Exercise task:
Examine the material below and count the lines that hold the word "this". Report only the number.

Figure scripts
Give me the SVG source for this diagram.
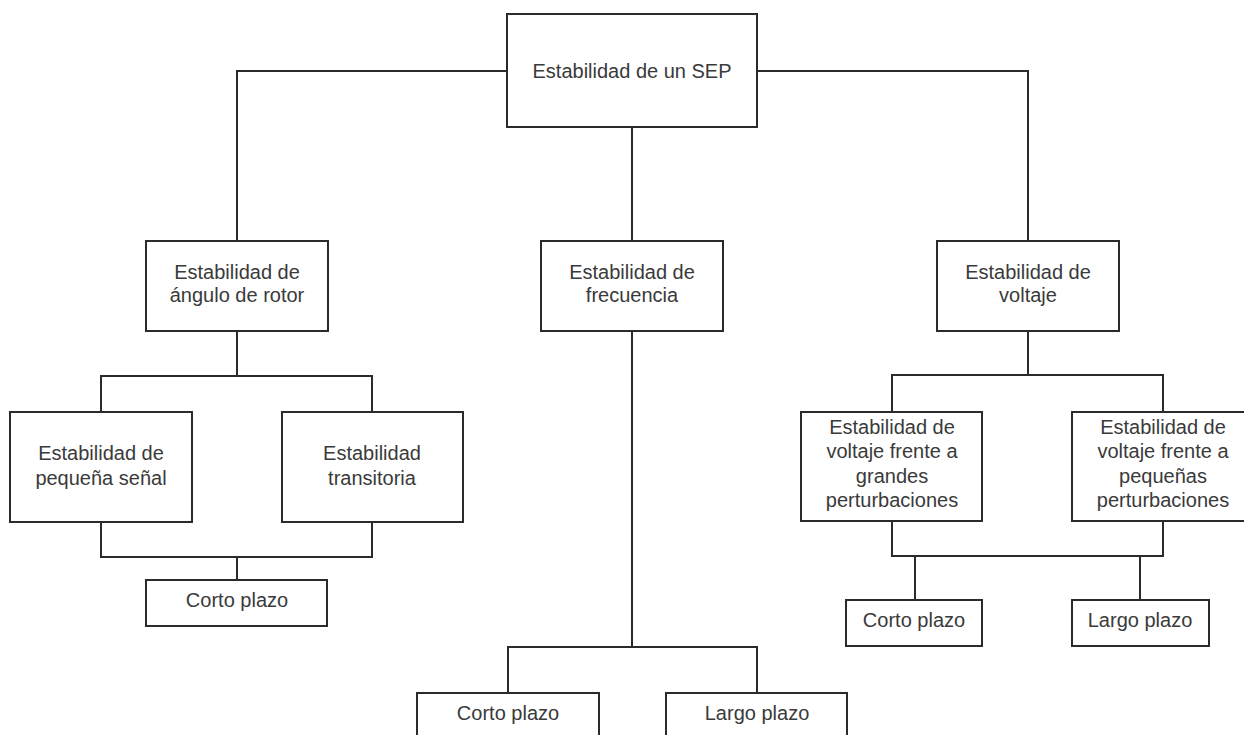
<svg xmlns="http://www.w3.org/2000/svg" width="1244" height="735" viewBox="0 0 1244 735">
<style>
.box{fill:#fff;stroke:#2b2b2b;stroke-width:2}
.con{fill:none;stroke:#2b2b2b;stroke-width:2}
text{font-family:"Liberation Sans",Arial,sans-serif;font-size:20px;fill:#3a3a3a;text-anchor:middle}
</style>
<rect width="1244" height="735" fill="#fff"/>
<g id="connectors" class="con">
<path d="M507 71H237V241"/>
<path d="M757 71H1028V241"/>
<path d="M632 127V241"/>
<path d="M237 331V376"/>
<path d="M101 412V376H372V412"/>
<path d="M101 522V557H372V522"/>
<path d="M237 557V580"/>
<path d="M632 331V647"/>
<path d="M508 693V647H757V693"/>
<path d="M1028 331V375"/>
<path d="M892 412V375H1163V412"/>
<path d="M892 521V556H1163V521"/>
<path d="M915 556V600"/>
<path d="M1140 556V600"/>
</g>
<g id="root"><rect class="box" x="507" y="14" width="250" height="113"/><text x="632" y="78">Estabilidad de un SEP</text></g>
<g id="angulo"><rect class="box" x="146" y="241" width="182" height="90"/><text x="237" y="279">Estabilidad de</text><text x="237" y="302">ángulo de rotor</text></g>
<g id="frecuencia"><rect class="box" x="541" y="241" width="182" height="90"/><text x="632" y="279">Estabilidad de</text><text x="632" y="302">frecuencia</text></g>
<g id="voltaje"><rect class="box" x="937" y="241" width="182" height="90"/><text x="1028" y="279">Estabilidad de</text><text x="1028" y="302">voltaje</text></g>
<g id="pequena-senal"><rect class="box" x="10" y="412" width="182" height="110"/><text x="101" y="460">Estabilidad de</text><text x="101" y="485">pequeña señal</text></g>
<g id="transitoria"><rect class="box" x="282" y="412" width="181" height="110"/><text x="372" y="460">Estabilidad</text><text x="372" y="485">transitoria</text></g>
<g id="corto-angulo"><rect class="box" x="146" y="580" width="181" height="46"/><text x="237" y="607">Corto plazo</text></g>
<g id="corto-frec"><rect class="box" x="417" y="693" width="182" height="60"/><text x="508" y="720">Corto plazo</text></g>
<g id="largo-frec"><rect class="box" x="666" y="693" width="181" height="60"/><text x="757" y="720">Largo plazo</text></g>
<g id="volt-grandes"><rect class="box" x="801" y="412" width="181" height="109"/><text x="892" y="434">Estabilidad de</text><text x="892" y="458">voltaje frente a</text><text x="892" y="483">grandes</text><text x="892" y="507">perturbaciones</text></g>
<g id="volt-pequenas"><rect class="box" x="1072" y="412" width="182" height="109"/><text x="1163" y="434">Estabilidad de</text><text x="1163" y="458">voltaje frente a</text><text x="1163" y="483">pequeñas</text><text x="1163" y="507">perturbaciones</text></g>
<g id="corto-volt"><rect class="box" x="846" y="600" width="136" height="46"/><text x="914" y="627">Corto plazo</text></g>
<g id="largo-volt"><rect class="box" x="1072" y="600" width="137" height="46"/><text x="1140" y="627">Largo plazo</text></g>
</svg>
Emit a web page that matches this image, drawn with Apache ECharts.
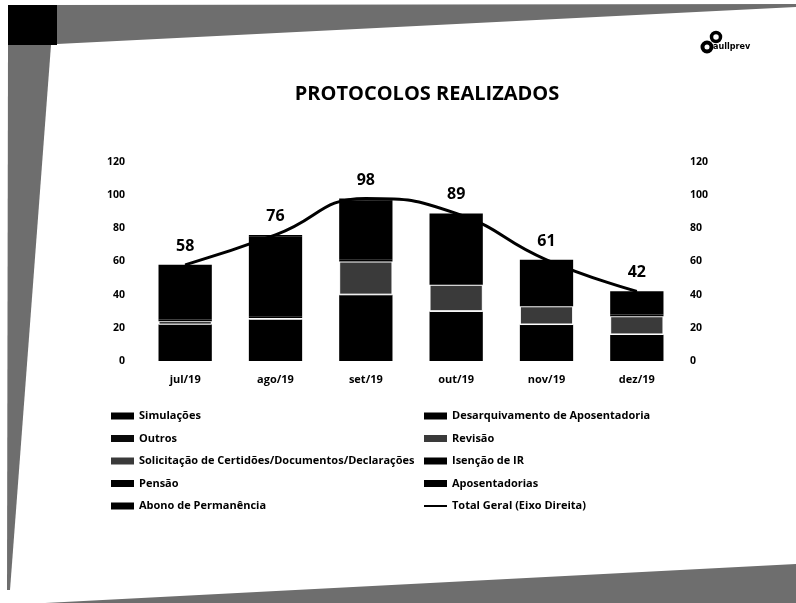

Full output:
2